И вот этого человека, несомненно в предвидении бунтов, которые должна была повлечь за собой на Юге Франции отмена Нантского эдикта, Людовик XIV послал в Манд, наделив его званием архипресвитера и инспектора католических миссий в Севеннах. В итоге из преследуемого, каким он был прежде, аббат сделался в свой черед преследователем. Опыт пыток не был забыт им, и, равнодушный к чужим мукам, как до этого был бесчувствен к собственным мучениям, он оказался изобретательным палачом и весьма расширил набор пыток. Он не только пользовался теми неведомыми пыточными орудиями, с какими ему довелось познакомиться в Индии, но и изобретал новые. И в самом деле, люди с ужасом рассказывали о заостренных камышовых прутьях, которые этот бесстрастный миссионер загонял жертвам под ногти; о железных клещах, которыми он вырывал бороды, брови и ресницы; о просмоленных фитилях, которыми обматывали пальцы пытаемых, а затем поджигали, так что рука превращалась в канделябр с пятью свечами; о вращающемся на оси ящике, в который запирали несчастного, отказывавшегося обратиться в католичество, и который раскручивали затем с такой скоростью, что несчастный терял сознание; и, наконец, об усовершенствованных им кандалах, в которых узники, когда их перевозили из одного города в другой, не могли ни сидеть, ни стоять и все время находились в скрюченном положении.

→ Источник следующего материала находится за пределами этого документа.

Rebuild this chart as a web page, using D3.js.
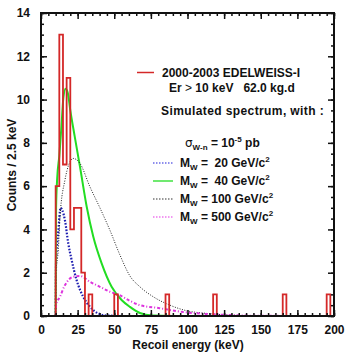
<!DOCTYPE html>
<html>
<head>
<meta charset="utf-8">
<script src="https://cdn.jsdelivr.net/npm/d3@7"></script>
<style>
body { margin: 0; background: #fff; }
text { font-family: "Liberation Sans", Arial, sans-serif; font-weight: bold; fill: #111; }
</style>
</head>
<body>
<svg id="chart" width="354" height="363"></svg>
<script>
var width = 354, height = 363
var margin = {top: 13, right: 20, bottom: 47, left: 41}

// histogram: lower edge of each non-empty 2.5 keV bin and its count
var binLow = [10, 12.5, 15, 17.5, 20, 22.5, 25, 27.5, 32.5, 50, 85, 117.5, 165, 195]
var binCount = [6, 13, 7, 11, 4, 5, 5, 2, 1, 1, 1, 1, 1, 1]
var binWidth = 2.5

// simulated spectra
var m20E = [10, 10.3, 11.8, 13.4, 14.5, 16.4, 18.6, 20.9, 24.3, 28.8, 33.4, 39, 45, 60, 200]
var m20V = [0, 2.5, 3.9, 5.0, 4.9, 4.4, 3.36, 2.59, 1.66, 0.89, 0.43, 0.12, 0.02, 0, 0]
var m40E = [10, 10.3, 11, 12.5, 14, 15.3, 16.8, 18.3, 20, 23, 26.6, 31.2, 35.7, 41.4, 48.2, 55, 60.7, 67.5, 76, 90, 200]
var m40V = [0, 5, 6.3, 7.4, 8.8, 10.1, 10.5, 10.3, 9.5, 8.3, 6.9, 5.05, 3.66, 2.43, 1.35, 0.74, 0.42, 0.14, 0.02, 0, 0]
var m100E = [10, 10.3, 11.8, 13, 16.4, 19, 22, 26.6, 33.4, 40.2, 47, 54, 60.7, 67.5, 76.6, 88, 99, 113, 130, 150, 200]
var m100V = [0, 2, 3.05, 4.6, 6.3, 7.0, 7.28, 7.05, 5.97, 5.0, 3.97, 2.8, 1.85, 1.35, 0.89, 0.5, 0.25, 0.12, 0.04, 0, 0]
var m500E = [10, 10.3, 13, 16.4, 22, 26.6, 33.4, 40.2, 47, 54, 60.7, 67.5, 81, 95, 111, 130, 150, 200]
var m500V = [0, 0.5, 0.9, 1.43, 1.81, 1.85, 1.58, 1.35, 1.12, 0.95, 0.7, 0.5, 0.36, 0.2, 0.1, 0.04, 0.01, 0]

var curves = [
    {E: m20E, V: m20V, color: "#1c1cb0", lc: "#6a6ae8", width: 2.2, dash: "1.6,1.6", mass: " 20"},
    {E: m40E, V: m40V, color: "#22dd22", lc: "#22dd22", width: 2, dash: null, mass: " 40"},
    {E: m100E, V: m100V, color: "#222", lc: "#777", width: 1, dash: "1,1.5", mass: "100"},
    {E: m500E, V: m500V, color: "#dd33dd", lc: "#ee77ee", width: 2, dash: "3,2,1,2", mass: "500"}
]

var svg = d3.select("#chart")
var x = d3.scaleLinear().domain([0, 200]).range([margin.left, width - margin.right])
var y = d3.scaleLinear().domain([0, 14]).range([height - margin.bottom, margin.top])

var plot = svg.append("g")

// curves
var line = d3.line()
    .x(function(d) { return x(d[0]); })
    .y(function(d) { return y(d[1]); })
    .curve(d3.curveMonotoneX)

curves.forEach(function(c) {
    plot.append("path")
        .datum(d3.zip(c.E, c.V))
        .attr("fill", "none")
        .attr("stroke", c.color)
        .attr("stroke-width", c.width)
        .attr("stroke-dasharray", c.dash)
        .attr("d", line)
})

// histogram as a step outline
var pts = []
binLow.forEach(function(lo, i) {
    var prevAdj = i > 0 && Math.abs(binLow[i-1] + binWidth - lo) < 1e-6
    if (!prevAdj) pts.push([lo, 0])
    pts.push([lo, binCount[i]])
    pts.push([lo + binWidth, binCount[i]])
    var nextAdj = i < binLow.length - 1 && Math.abs(lo + binWidth - binLow[i+1]) < 1e-6
    if (!nextAdj) pts.push([lo + binWidth, 0])
})
plot.append("path")
    .attr("fill", "none")
    .attr("stroke", "#d42828")
    .attr("stroke-width", 1.8)
    .attr("d", d3.line().x(function(d) { return x(d[0]); }).y(function(d) { return y(d[1]); })(pts))

// axes with inward ticks on all four sides
function addAxis(axis, tf) {
    var g = svg.append("g").attr("transform", tf).call(axis)
    g.select(".domain").remove()
    g.selectAll(".tick line").attr("stroke", "#111").attr("stroke-width", 1.5)
    g.selectAll("text").style("font-size", "12px").style("font-weight", "bold")
    return g
}
var xMaj = d3.range(0, 201, 25), xMin = d3.range(0, 201, 5)
var yMaj = d3.range(0, 15, 2), yMin = d3.range(0, 14.01, 0.5)
var x0 = height - margin.bottom, xT = margin.top
var yL = margin.left, yR = width - margin.right

addAxis(d3.axisBottom(x).tickValues(xMin).tickSize(-3).tickFormat(""), "translate(0," + x0 + ")")
addAxis(d3.axisBottom(x).tickValues(xMaj).tickSize(-6).tickPadding(9), "translate(0," + x0 + ")")
addAxis(d3.axisTop(x).tickValues(xMin).tickSize(-3).tickFormat(""), "translate(0," + xT + ")")
addAxis(d3.axisTop(x).tickValues(xMaj).tickSize(-6).tickFormat(""), "translate(0," + xT + ")")
addAxis(d3.axisLeft(y).tickValues(yMin).tickSize(-3).tickFormat(""), "translate(" + yL + ",0)")
addAxis(d3.axisLeft(y).tickValues(yMaj).tickSize(-6).tickPadding(11), "translate(" + yL + ",0)")
addAxis(d3.axisRight(y).tickValues(yMin).tickSize(-3).tickFormat(""), "translate(" + yR + ",0)")
addAxis(d3.axisRight(y).tickValues(yMaj).tickSize(-6).tickFormat(""), "translate(" + yR + ",0)")

// frame
svg.append("rect")
    .attr("x", yL).attr("y", xT)
    .attr("width", yR - yL).attr("height", x0 - xT)
    .attr("fill", "none").attr("stroke", "#111").attr("stroke-width", 2)

// axis titles
svg.append("text")
    .attr("x", 188).attr("y", 349)
    .attr("text-anchor", "middle")
    .style("font-size", "12px")
    .text("Recoil energy (keV)")
svg.append("text")
    .attr("transform", "translate(16,165) rotate(-90)")
    .attr("text-anchor", "middle")
    .style("font-size", "12px")
    .text("Counts / 2.5 keV")

// legend
var leg = svg.append("g")
leg.append("line").attr("x1", 137).attr("x2", 154).attr("y1", 72.5).attr("y2", 72.5)
    .attr("stroke", "#d42828").attr("stroke-width", 1.5)
leg.append("text").attr("x", 162).attr("y", 77).style("font-size", "12px").text("2000-2003 EDELWEISS-I")
var t2 = leg.append("text").attr("x", 169).attr("y", 92).style("font-size", "12px").style("white-space", "pre")
t2.append("tspan").text("Er ")
t2.append("tspan").style("font-weight", "normal").text(">")
t2.append("tspan").text(" 10 keV   62.0 kg.d")
leg.append("text").attr("x", 161).attr("y", 115).style("font-size", "12px")
    .style("letter-spacing", "0.4px").text("Simulated spectrum, with :")

var sig = leg.append("text").attr("x", 185).attr("y", 147).style("font-size", "12px")
sig.append("tspan").style("font-weight", "normal").style("font-family", "DejaVu Sans").text("σ")
sig.append("tspan").attr("dy", 3).style("font-size", "8px").text("W-n")
sig.append("tspan").attr("dy", -3).text(" = 10")
sig.append("tspan").attr("dy", -5).style("font-size", "8px").text("-5")
sig.append("tspan").attr("dy", 5).text(" pb")

curves.forEach(function(c, i) {
    var yy = 163 + i * 18
    leg.append("line").attr("x1", 153).attr("x2", 173).attr("y1", yy).attr("y2", yy)
        .attr("stroke", c.lc).attr("stroke-width", 1.3).attr("stroke-dasharray", c.dash ? "1.5,1.5" : null)
    var t = leg.append("text").attr("x", 180).attr("y", yy + 4).style("font-size", "12px").style("white-space", "pre")
    t.append("tspan").text("M")
    t.append("tspan").attr("dy", 3).style("font-size", "8px").text("W")
    t.append("tspan").attr("dy", -3).text(" = " + c.mass + " GeV/c")
    t.append("tspan").attr("dy", -5).style("font-size", "8px").text("2")
})
</script>
</body>
</html>
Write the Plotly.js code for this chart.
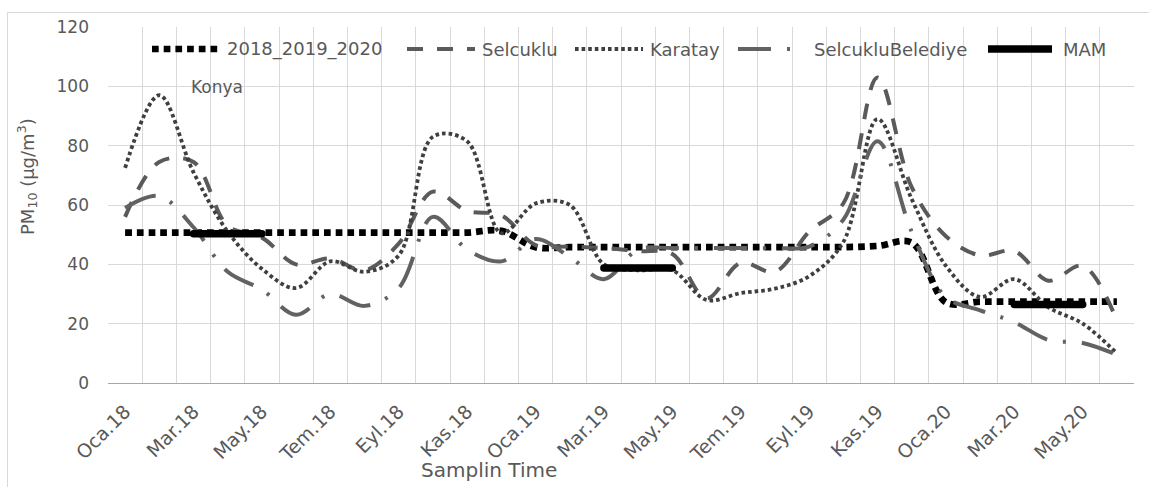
<!DOCTYPE html>
<html>
<head>
<meta charset="utf-8">
<script src="https://cdn.plot.ly/plotly-3.0.1.min.js"></script>
<style>
  html, body { margin: 0; padding: 0; background: #ffffff; }
  #chart { width: 1149px; height: 487px; }
  /* the MAM campaign bars end with rounded caps */
  #chart .scatterlayer .trace:nth-child(5) path.js-line { stroke-linecap: round; }
</style>
</head>
<body>
<div id="chart"></div>
<script>
// Monthly sampling periods (Turkish month abbreviations)
const months = [
  'Oca.18','Şub.18','Mar.18','Nis.18','May.18','Haz.18','Tem.18','Ağu.18','Eyl.18','Eki.18','Kas.18','Ara.18',
  'Oca.19','Şub.19','Mar.19','Nis.19','May.19','Haz.19','Tem.19','Ağu.19','Eyl.19','Eki.19','Kas.19','Ara.19',
  'Oca.20','Şub.20','Mar.20','Nis.20','May.20','Haz.20'
];

// PM10 concentrations, µg/m³
const avg3yr = [50.7, 50.7, 50.7, 50.7, 50.7, 50.7, 50.7, 50.7, 50.7, 50.7, 50.7, 51.3,
                45.8, 45.8, 45.8, 45.8, 45.8, 45.8, 45.8, 45.8, 45.8, 45.8, 46.2, 47.3,
                27.2, 27.4, 27.4, 27.4, 27.4, 27.4];
const selcuklu = [56, 74.5, 74.5, 53, 49, 40, 42, 38, 47, 64.5, 58, 56.5,
                  46.5, 46, 45.5, 44.5, 43.5, 28.5, 40.5, 37.5, 51, 60.5, 103, 66,
                  49.5, 43, 44.5, 34.5, 39.5, 21];
const karatay = [72.5, 97, 71, 51, 38.5, 32, 41, 37.5, 43, 83, 81.5, 50.5,
                 60.5, 60, 40, 38, 38, 28, 30.3, 31.8, 36, 47.5, 89, 62,
                 39.5, 29, 35, 25.5, 20, 10];
const selcukluBelediye = [59, 63, 52.5, 37.5, 31.5, 23, 30, 26, 32, 56, 45, 41,
                          48.5, 42.5, 35, 45, 45.5, 45.5, 45.5, 45.5, 46, 55, 81.5, 51,
                          29, 24.5, 20.5, 14.5, 13.5, 9.5];
const mam = [null, null, 50.3, 50.3, 50.3, null, null, null, null, null, null, null,
             null, null, 38.8, 38.8, 38.8, null, null, null, null, null, null, null,
             null, null, 26.5, 26.5, 26.5, null];

const seriesNames = ['2018_2019_2020', 'Selcuklu', 'Karatay', 'SelcukluBelediye', 'MAM'];
const seriesValues = [avg3yr, selcuklu, karatay, selcukluBelediye, mam];

// Page geometry
const W = 1149, H = 487;
const M = { l: 108, r: 15, t: 27, b: 104, pad: 0 };
const PW = W - M.l - M.r, PH = H - M.t - M.b;
const fx = px => (px - M.l) / PW;
const fy = py => (H - M.b - py) / PH;

const FONT = '"DejaVu Sans", sans-serif';
const TXT = '#595959';
const GRID = '#d9d9d9';

// Line styles per series, plus where each key sample sits in the top key row
const styles = [
  { color: '#000000', width: 6.7, dash: '6.7px,5px',              key: [152, 218, 225] },
  { color: '#5a5a5a', width: 4,   dash: '16px,14px',              key: [407, 475, 480] },
  { color: '#3f3f3f', width: 3.8, dash: '3.6px,3px',              key: [575, 643, 648] },
  { color: '#626262', width: 4,   dash: '33px,16px,3px,16px',     key: [738, 795, 812] },
  { color: '#000000', width: 7.5, dash: 'solid',                  key: [988, 1052, 1061] }
];

const xIdx = months.map((_, i) => i);

const traces = seriesValues.map((vals, k) => ({
  type: 'scatter',
  mode: 'lines',
  name: seriesNames[k],
  x: xIdx,
  y: vals,
  line: { color: styles[k].color, width: styles[k].width, dash: styles[k].dash, shape: 'spline', smoothing: 1 },
  connectgaps: false,
  showlegend: false,
  hoverinfo: 'skip'
}));

// Labelled ticks every second month; cell borders between every month
const tickIdx = xIdx.filter(i => i % 2 === 0);
const tickText = tickIdx.map(i => months[i]);

const keyY = 49;
const shapes = [
  // outer chart frame
  { type: 'rect', xref: 'paper', yref: 'paper', layer: 'below',
    x0: fx(7.5), x1: fx(1200), y0: fy(520), y1: fy(12.5),
    line: { color: GRID, width: 1 }, fillcolor: 'rgba(0,0,0,0)' }
];
const annotations = [];

styles.forEach((s, k) => {
  shapes.push({
    type: 'line', xref: 'paper', yref: 'paper',
    x0: fx(s.key[0]), x1: fx(s.key[1]), y0: fy(keyY), y1: fy(keyY),
    line: { color: s.color, width: s.width, dash: s.dash }
  });
  annotations.push({
    xref: 'paper', yref: 'paper', x: fx(s.key[2]), y: fy(keyY),
    xanchor: 'left', yanchor: 'middle', showarrow: false,
    text: seriesNames[k], font: { family: FONT, size: 18, color: TXT }
  });
});

annotations.push({
  xref: 'paper', yref: 'paper', x: fx(189), y: fy(87),
  xanchor: 'left', yanchor: 'middle', showarrow: false,
  text: 'Konya', font: { family: FONT, size: 17, color: TXT }
});

annotations.push({
  xref: 'paper', yref: 'paper', x: fx(489), y: fy(470),
  xanchor: 'center', yanchor: 'middle', showarrow: false,
  text: 'Samplin Time', font: { family: FONT, size: 20, color: TXT }
});

annotations.push({
  xref: 'paper', yref: 'paper', x: fx(27), y: fy(177),
  xanchor: 'center', yanchor: 'middle', showarrow: false, textangle: -90,
  text: 'PM<sub>10</sub> (μg/m<sup>3</sup>)', font: { family: FONT, size: 18, color: TXT }
});

const layout = {
  width: W, height: H,
  margin: M,
  paper_bgcolor: '#ffffff',
  plot_bgcolor: '#ffffff',
  showlegend: false,
  font: { family: FONT, color: TXT },
  xaxis: {
    type: 'linear',
    range: [-0.5, xIdx.length - 0.5],
    tickmode: 'array',
    tickvals: tickIdx,
    ticktext: tickText,
    tickangle: -45,
    tickfont: { family: FONT, size: 19, color: TXT },
    ticks: '',
    ticklabelstandoff: 9,
    showgrid: false,
    zeroline: false,
    showline: true,
    linecolor: '#a6a6a6',
    linewidth: 1,
    minor: { tick0: -0.5, dtick: 1, showgrid: true, gridcolor: GRID, gridwidth: 1, ticks: '' },
    fixedrange: true
  },
  yaxis: {
    range: [0, 120],
    tickmode: 'linear',
    tick0: 0,
    dtick: 20,
    tickfont: { family: FONT, size: 17, color: TXT },
    ticks: '',
    ticklabelstandoff: 18,
    showgrid: true,
    gridcolor: GRID,
    gridwidth: 1,
    zeroline: false,
    showline: false,
    fixedrange: true
  },
  shapes: shapes,
  annotations: annotations
};

Plotly.newPlot('chart', traces, layout, { staticPlot: true, displayModeBar: false });
</script>
</body>
</html>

И потому даже самые пылкие приверженцы аббата дю Шела́ говорили о нем с некоторым страхом; надо сказать, что и сам он, заглядывая в глубину собственного сердца и думая о том, сколько раз ему приходилось применять к телам ту власть отпускать или не отпускать грехи, какую Господь дал ему лишь в отношении душ, ощущал, как его охватывает дрожь, падал на колени и, молитвенно сложив ладони и погрузившись в пучину размышлений, порой целыми часами пребывал в неподвижности, так что если бы не холодный пот, струившийся у него по лбу, его вполне можно было бы принять за олицетворяющую скорбь мраморную статую на гробнице.